The European Union is considering imposing anti-dumping duties on electric cars imported from China, citing concerns that producers in China are benefiting from government subsidies. If this were the case, punitive tariffs would seem to be a reasonable countermeasure at first sight. However, the story of China’s EV industry is much more complex than the EU’s move suggests, and there are smarter tools to deal with the issues at hand.

In her State of the European Unions Speech, Ms. Von der Leyen announced “that the Commission is launching an anti-subsidy investigation into electric vehicles coming from China” to defend against unfair practices while remaining open for competition. The investigation could result in punitive tariffs against EVs imported to the EU from China.

The mere announcement of the investigation has already triggered an indignant reaction from Beijing, and it is almost certain that China will retaliate in kind – as often is the case with rounds of punitive tariffs and counter-tariffs, leading to a vicious circle and sometimes even to a full-fledged trade war.

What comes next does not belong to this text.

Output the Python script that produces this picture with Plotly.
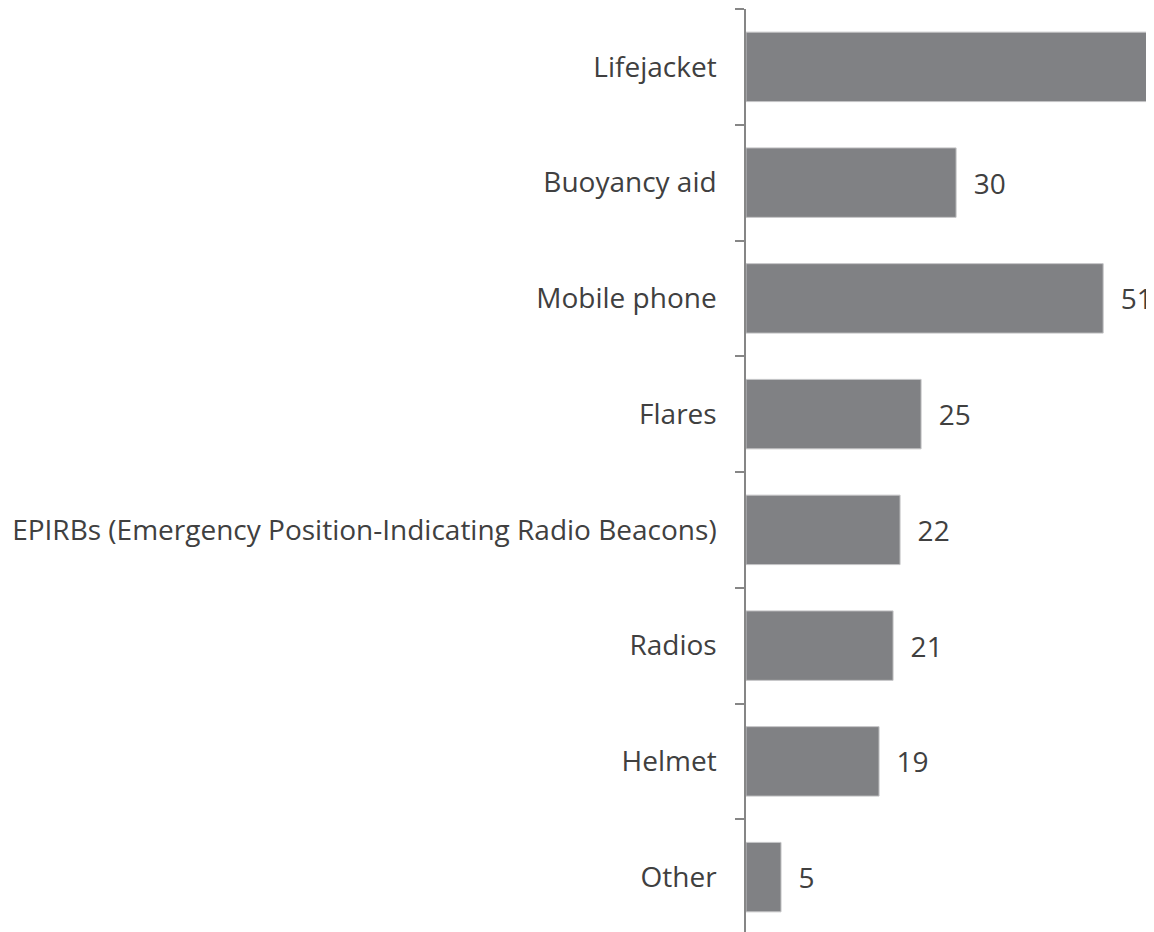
import plotly.graph_objects as go

categories = ["Lifejacket", "Buoyancy aid", "Mobile phone", "Flares",
              "EPIRBs (Emergency Position-Indicating Radio Beacons)",
              "Radios", "Helmet", "Other"]
values = [62, 30, 51, 25, 22, 21, 19, 5]

x_max = 59.4

fig = go.Figure(go.Bar(
    x=values, y=categories, orientation="h",
    marker=dict(color="#808184", line=dict(color="#c4c4c6", width=1)),
    text=values, texttemplate="\u00a0\u00a0%{text}",
    textposition="outside", cliponaxis=False,
    textfont=dict(family="Open Sans", size=28, color="#404040"),
))

fig.update_layout(
    width=1154, height=932,
    margin=dict(l=738, r=0, t=1, b=5),
    paper_bgcolor="white", plot_bgcolor="white",
    bargap=0.4, showlegend=False,
    font=dict(family="Open Sans", size=28, color="#404040"),
    xaxis=dict(range=[0, x_max], visible=False, fixedrange=True),
    yaxis=dict(autorange="reversed", showline=True, linecolor="#868686", linewidth=1.5,
               ticks="outside", ticklen=9, tickcolor="#868686", tickwidth=1.5,
               tickson="boundaries", showgrid=False, ticklabelstandoff=22,
               automargin=False,
               tickfont=dict(family="Open Sans", size=28, color="#404040")),
)

fig.write_html("out.html")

Subsidies – what are their trade and investment effects?

Subsidies refer to financial benefits granted by the state to companies and private households without receiving anything in return. If a country exports subsidized products, this has consequences for the global economy.

On cross-border trade, they could have the following two key effects:

  • First, the subsidized product would be offered at a lower price (below the recipient country’s market price). Local consumers would profit from this to the disadvantage of local producers.
  • Second, the subsidized product reduces the competitiveness of other producers on the world market, leading them to lose market share not only in their home markets but in third-country markets, too, and as a result, production, employment, and incomes would fall in their home countries.

On local investment, subsidies could have the following effect:

Imported subsidized products reduce the sales expectations of local companies. As a result, the incentive to invest decreases. This may weaken production, employment, and the future growth potential of the recipient country.

China’s EV industry – the story is more complex than you think.

It is thus clear that subsidies can have a harmful effect on trade partners, their local economies, and their position in third markets. That is exactly the reason why the option to take countermeasures against this kind of dumping activity is compatible with WTO rules under certain circumstances.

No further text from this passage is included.